Он всматривался в темноту, пока не увидел ее возвращающийся силуэт, потом прислонился спиной к стене и поднял голову к небу. Ему хотелось удостовериться, что с ребенком все в порядке, но гордость не позволяла. Адхам решил, что сделает это чуть позже. Вместо этого он сказал:
— Помой огурцов на ужин!
11
Отдых имеет свою прелесть и здесь, где нет цветов и щебечущих на ветках птиц. Суровая земля пустыни ночью становится настолько загадочной, что внушает мечтателю все, что он может вообразить. Над ним небесный купол, усыпанный звездами, в хижине — женщина. Одиночество красноречиво. Печаль — как уголь, погребенный под слоем золы. Высокая стена дома манит истосковавшегося. Как же сделать так, чтобы мой стон дошел до слуха всевластного отца? Мудрее забыть о прошлом. Больше-то у нас ничего не осталось! Ненавижу свою слабость! Проклинаю свою низость! Я приму это наказание и подарю ему внуков. Птица, вольно порхающая по саду, куда счастливее меня. Глаза мои соскучились по воде, журчащей меж розовых кустов. Где же аромат лавсонии и жасмина? Где прежняя беззаботность и игра на свирели? О жестокосердный! Прошло уже полгода, а сердце твое — твердый лед.
Издалека послышалось, как Идрис гнусаво запел: «Чудеса, Аллах! Чудеса!» Идрис развел костер перед своей лачугой, огонь полыхнул как метеорит, рухнувший на землю. Его жена ходила взад-вперед, выпячивая живот, подавала ему то еду, то питье. Когда Идриса свалил хмель, он заорал в тишине, обернувшись к Большому Дому: «А, час мулухии[4]и жареных цыплят! Не забудьте добавить себе яду, домочадцы!» — и снова загорланил.
Адхам с сожалением отметил про себя: «Каждый раз, как я уединяюсь с наступлением ночи, приходит шайтан, разжигает свой костер, буянит и лишает меня покоя!» На пороге появилась Умайма. Оказывается, она еще не ложилась! Она выглядела болезненной из-за беременности и усталой от трудов и нищеты.
— Не спишь? — коротко спросила она.
— Дай хоть часок насладиться жизнью! — с раздражением бросил он.
— Но ты должен отдохнуть, ведь завтра на заре идти с тележкой.
— Только наедине с собой я чувствую, что я хоть в чем-то господин.
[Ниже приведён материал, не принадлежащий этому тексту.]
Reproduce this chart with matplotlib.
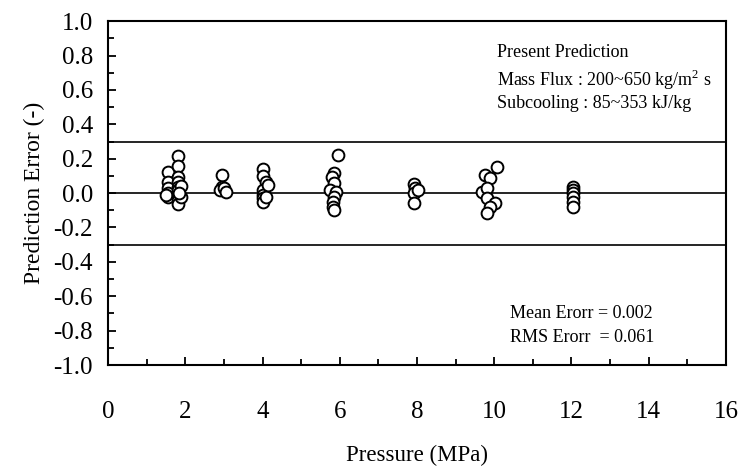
import numpy as np
import matplotlib
matplotlib.use('Agg')
import matplotlib.pyplot as plt
from matplotlib.ticker import MultipleLocator

plt.rcParams['font.family'] = ['Liberation Serif', 'DejaVu Serif']
plt.rcParams['mathtext.fontset'] = 'custom'
plt.rcParams['mathtext.rm'] = 'Liberation Serif'

# pressure (MPa) and prediction error for each data point
pressure = [1.55, 1.55, 1.55, 1.55, 1.55, 1.50,
            1.81, 1.81, 1.81, 1.81, 1.81, 1.81, 1.81, 1.81, 1.81, 1.90, 1.90, 1.85,
            2.94, 2.94, 2.90, 3.00, 3.06,
            4.02, 4.02, 4.10, 4.02, 4.02, 4.02, 4.02, 4.09, 4.15,
            5.95, 5.85, 5.80, 5.85, 5.75, 5.90, 5.85, 5.82, 5.82, 5.85,
            7.91, 7.95, 7.91, 7.91, 8.03,
            9.77, 10.07, 9.90, 9.69, 9.82, 9.80, 10.03, 9.90, 9.80,
            12.05, 12.05, 12.05, 12.05, 12.05, 12.05]
error = [0.12, 0.066, 0.03, 0.0, -0.02, -0.01,
         0.215, 0.157, 0.095, 0.066, 0.037, 0.017, -0.012, -0.04, -0.064, 0.04, -0.02, 0.0,
         0.105, 0.037, 0.017, 0.03, 0.008,
         0.14, 0.10, 0.066, 0.017, -0.012, -0.03, -0.05, -0.02, 0.05,
         0.22, 0.116, 0.095, 0.058, 0.017, 0.008, -0.02, -0.05, -0.08, -0.10,
         0.052, 0.028, 0.0, -0.056, 0.02,
         0.105, 0.153, 0.087, 0.006, 0.03, -0.03, -0.056, -0.08, -0.115,
         0.037, 0.02, 0.0, -0.02, -0.05, -0.08]

bounds = [0.3, 0.0, -0.3]

fig = plt.figure(figsize=(7.4, 4.71), dpi=100)
ax = fig.add_axes([0.146, 0.225, 0.835, 0.730])

for b in bounds:
    ax.axhline(b, color='black', lw=1.2, zorder=1)

ax.plot(pressure, error, 'o', ms=8.5, mfc='white', mec='black', mew=1.4, zorder=3)

ax.set_xlim(0, 16)
ax.set_ylim(-1.0, 1.0)
ax.xaxis.set_major_locator(MultipleLocator(2))
ax.xaxis.set_minor_locator(MultipleLocator(1))
ax.yaxis.set_major_locator(MultipleLocator(0.2))
ax.yaxis.set_minor_locator(MultipleLocator(0.1))
ax.yaxis.set_major_formatter(matplotlib.ticker.FormatStrFormatter('%.1f'))

ax.tick_params(which='both', direction='in', top=False, right=False, width=1.3)
ax.tick_params(axis='x', which='major', length=6, pad=26, labelsize=18)
ax.tick_params(axis='x', which='minor', length=4)
ax.tick_params(axis='y', which='major', length=6, pad=11, labelsize=18)
ax.tick_params(axis='y', which='minor', length=4)
for s in ax.spines.values():
    s.set_linewidth(1.5)

ax.set_xlabel('Pressure (MPa)', fontsize=16.5, labelpad=16)
ax.set_ylabel('Prediction Error (-)', fontsize=17, labelpad=6)

ax.text(10.08, 0.82, 'Present Prediction', fontsize=13, va='center')
ax.text(10.08, 0.66, 'Mass Flux : 200~650 kg/m$^{2}$ s', fontsize=13, va='center')
ax.text(10.08, 0.52, 'Subcooling : 85~353 kJ/kg', fontsize=13, va='center')
ax.text(10.4, -0.70, 'Mean Erorr = 0.002', fontsize=13, va='center')
ax.text(10.4, -0.84, 'RMS Erorr  = 0.061', fontsize=13, va='center')

fig.savefig('out.png', dpi=100)
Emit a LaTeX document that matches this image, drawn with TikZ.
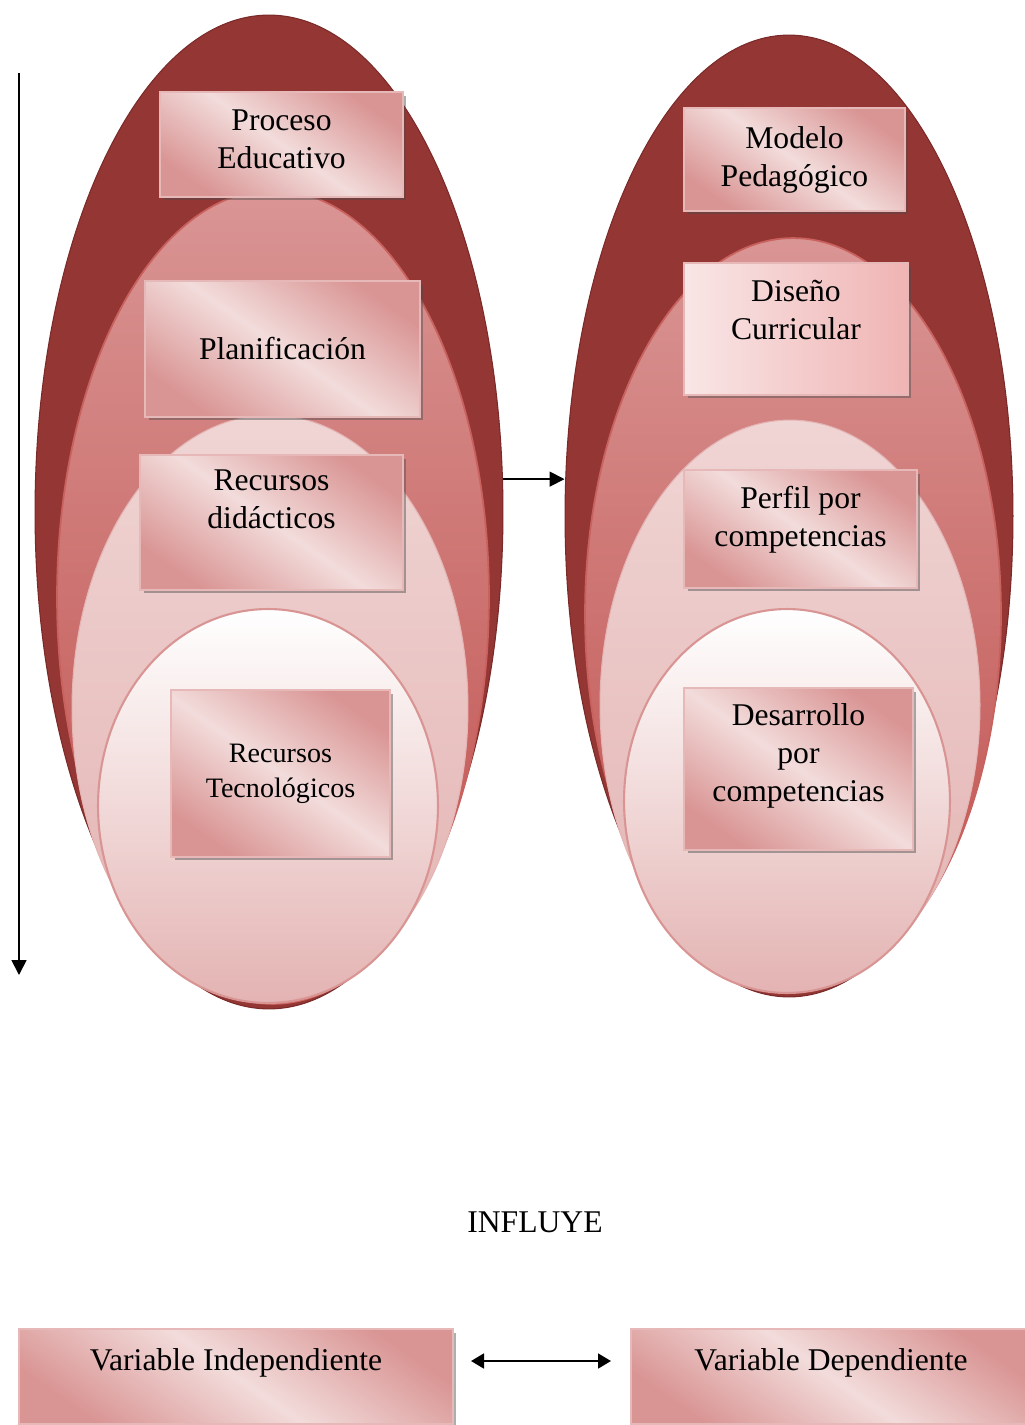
\documentclass[tikz,border=0pt]{standalone}
\usepackage{fontspec}
\setmainfont{Liberation Serif}
\usepackage{tikz}
\usetikzlibrary{arrows.meta,positioning,shapes.geometric,shadows,calc}

\definecolor{capaosc}{HTML}{943634}
\definecolor{capamed}{HTML}{A13F3D}
\definecolor{capaborde}{HTML}{7A2A28}
\definecolor{anillosup}{HTML}{D99594}
\definecolor{anilloinf}{HTML}{C0504D}
\definecolor{anilloborde}{HTML}{C9615E}
\definecolor{rosasup}{HTML}{F2DCDB}
\definecolor{rosainf}{HTML}{E3B3B2}
\definecolor{cajaclara}{HTML}{F2DCDB}
\definecolor{cajaosc}{HTML}{D99594}
\definecolor{cajaborde}{HTML}{E6B9B8}
\definecolor{disenoizq}{HTML}{F9E6E6}
\definecolor{disenoder}{HTML}{F0B4B4}

\tikzset{>={Triangle[length=0.3cm,width=0.3cm]},
    capa1/.style={ellipse, inner sep=0pt, draw=capaborde, line width=0.6pt,
        left color=capaosc, middle color=capamed, right color=capaosc},
    capa2/.style={ellipse, inner sep=0pt, draw=anilloborde, line width=1pt,
        top color=anillosup, middle color=anilloinf, bottom color=anilloinf},
    capa3/.style={ellipse, inner sep=0pt, draw=anillosup!70!white, line width=0.6pt,
        top color=rosasup!90!anillosup, middle color=rosasup, bottom color=rosainf},
    capa4/.style={ellipse, inner sep=0pt, draw=anillosup, line width=1.2pt,
        top color=white, middle color=rosasup!80!white, bottom color=rosainf},
    caja/.style={rectangle, draw=cajaborde, line width=1.2pt, align=center, inner sep=0pt,
        font=\fontsize{18}{21.6}\selectfont,
        top color=cajaosc, bottom color=cajaosc, middle color=cajaclara, shading angle=-35,
        drop shadow={shadow xshift=0.07cm, shadow yshift=-0.07cm, fill=black!70, opacity=0.45}},
    subir/.style={text depth=#1},
}

\begin{document}
\begin{tikzpicture}[x=0.02cm, y=-0.02cm]
    \useasboundingbox (0,0) rectangle (1024,1425);

    % capas de cada variable
    \foreach[count=\j] \cx/\cy/\w/\h/\estilo in {269/512/9.36/19.88/capa1,273/597/8.64/16.28/capa2,270/708/7.92/11.72/capa3,268/806/6.80/7.88/capa4} {
        \node[\estilo, minimum width=\w cm, minimum height=\h cm] (e-1-\j) at (\cx,\cy) {};
    }
    \foreach[count=\j] \cx/\cy/\w/\h/\estilo in {789/516/8.96/19.24/capa1,793/614/8.32/15.04/capa2,790/705/7.60/11.40/capa3,787/801/6.52/7.68/capa4} {
        \node[\estilo, minimum width=\w cm, minimum height=\h cm] (e-2-\j) at (\cx,\cy) {};
    }

    \node[caja, minimum width=4.86cm, minimum height=2.10cm, subir=0.2cm] (b-1-1) at (281.5,144.5) {Proceso\\Educativo};
    \node[caja, minimum width=5.50cm, minimum height=2.72cm] (b-1-2) at (282.5,349) {Planificación};
    \node[caja, minimum width=5.26cm, minimum height=2.70cm, subir=0.93cm] (b-1-3) at (271.5,522.5) {Recursos\\didácticos};
    \node[caja, minimum width=4.38cm, minimum height=3.34cm, font=\fontsize{16}{19.8}\selectfont] (b-1-4) at (280.5,773.5) {Recursos\\Tecnológicos};

    \node[caja, minimum width=4.42cm, minimum height=2.06cm] (b-2-1) at (794.5,159.5) {Modelo\\Pedagógico};
    \node[caja, minimum width=4.48cm, minimum height=2.64cm, subir=0.77cm,
        left color=disenoizq, right color=disenoder] (b-2-2) at (796,329) {Diseño\\Curricular};
    \node[caja, minimum width=4.66cm, minimum height=2.36cm, subir=0.49cm] (b-2-3) at (800.5,529) {Perfil por\\competencias};
    \node[caja, minimum width=4.58cm, minimum height=3.24cm, subir=0.65cm] (b-2-4) at (798.5,769) {Desarrollo\\por\\competencias};

    \coordinate (inicio) at (19,73);
    \coordinate (fin) at (19,975);
    \draw[->, line width=1pt] (inicio) -- (fin);
    \draw[->, line width=1pt] (e-1-1.8) -- (e-1-1.8 -| e-2-1.west);

    \node[font=\fontsize{18}{21.6}\selectfont] (influye) at (535,1222) {INFLUYE};

    \node[caja, minimum width=8.68cm, minimum height=1.90cm, subir=0.67cm] (v-ind) at (236,1376.5) {Variable Independiente};
    \node[caja, minimum width=8.00cm, minimum height=1.90cm, subir=0.67cm] (v-dep) at (831,1376.5) {Variable Dependiente};
    \draw[<->, line width=1pt, >={Triangle[length=0.26cm,width=0.3cm]}]
        ([xshift=0.34cm,yshift=0.31cm]v-ind.east) -- ([xshift=-0.38cm,yshift=0.31cm]v-dep.west);
\end{tikzpicture}
\end{document}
Смотрю на небо и вспоминаю счастливые дни.
Она громко вздохнула:
— Только б застать, как твой отец будет выходить из дома или входить. Я брошусь к его ногам и буду умолять.
— Сколько раз говорил тебе: прекрати думать об этом! — испугался Адхам. — Этим жалости у него не вызовешь.
Она долго молчала, потом прошептала:
— Я думаю о судьбе ребенка, которого ношу под сердцем.
— Я тоже постоянно о нем думаю, но я уже превратился в скотину.
— Клянусь, ты лучший человек на свете, — с горечью проговорила она.
— Какой же я человек?! — рассмеялся Адхам. — Животное, занятое исключительно поиском пищи.
— Не отчаивайся! Знаешь, сколько тех, кто начинали также, а затем добивались достойной жизни, открывали лавки и строили дома!
— Беременность точно лишила тебя рассудка.
— Ты станешь знатным человеком. И наш мальчик будет расти в роскоши.
Адхам развел руками.
— Напиться пива или накуриться гашиша, чтобы во все это поверить?